Topor y Hara-Kiri estaban condenados a encontrarse, en algún sentido: los personajes monstruosos y torturados que publicó en la revista a lo largo de la década de 1960 eran una declaración de intenciones en torno al humor abanderado por la publicación, que parecía provenir de los páramos sombríos y desolados que constituyen el fondo más habitual de sus ilustraciones. Topor era el más sutil de los (muy poco sutiles) dibujantes de la revista, y sus creaciones tendían al acertijo. Al igual que Sade y que Guillaume Apollinaire, y como los surrealistas (igual que el Ops de Andrés Rábago, El Roto), se limitaba a levantar acta de una existencia cruel y absurda que, a diferencia de los anteriores, sin embargo, no se tomaba demasiado en serio.

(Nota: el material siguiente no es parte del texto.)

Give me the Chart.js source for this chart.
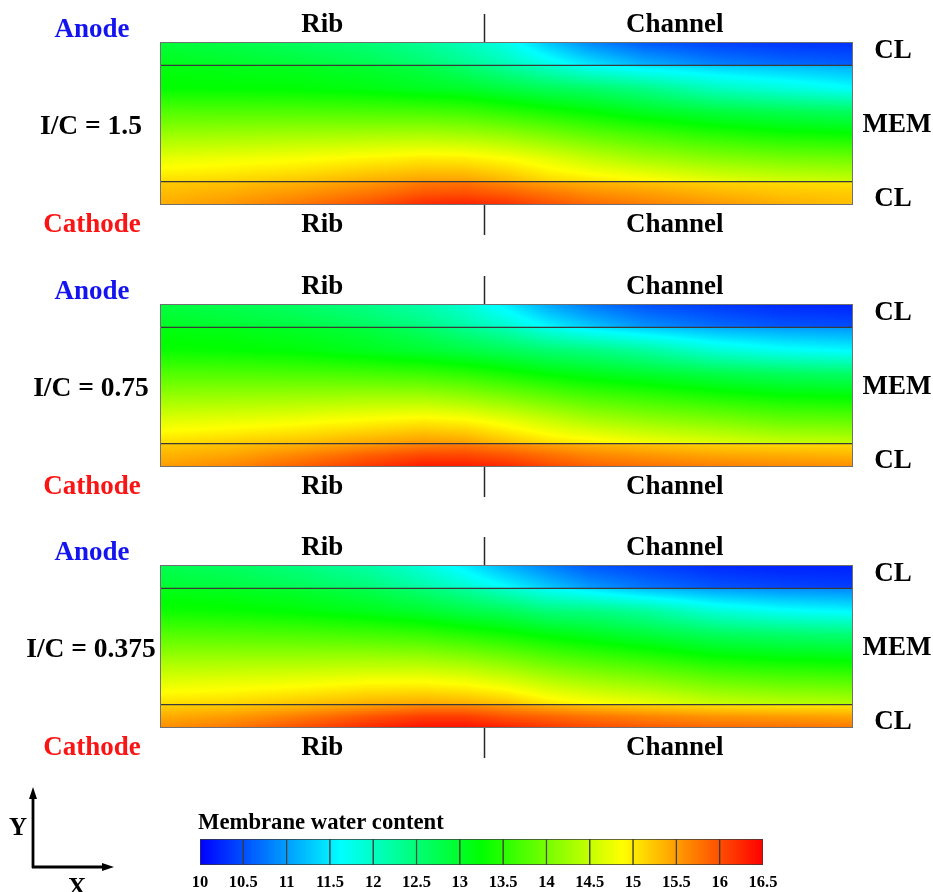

Topor fue principalmente un humorista; es decir, alguien que narra el horror sin pretender tomar posición en torno a él ni creerlo susceptible de enmienda. Su primera novela, El quimérico inquilino, es, en ese sentido, y dependiendo de cómo se la lea, uno de los textos más graciosos o más terribles que sea dado encontrar: la historia del atildado Trelkovsky, el joven parisiense que alquila un apartamento en la calle de Pyrénées y se vuelve loco o es conducido a la locura por sus vecinos (que Roman Polanski llevó al cine en 1976), pone de manifiesto algunas de las características más notables de su estilo, como una aparente simplicidad narrativa que disimula la complejidad de los personajes, la transparencia que no revela su fondo y la perplejidad inducida en el lector, que es incapaz de determinar si lo que se le cuenta debe hacerle reír o no. Fernando Arrabal, con quien Topor fundó en 1962 el Grupo Pánico junto a Alejandro Jodorowsky, sostuvo acertadamente que, en su obra, “el humor es el puente que se tiende entre la realidad cotidiana y el sueño maravilloso, el horror y la risa”.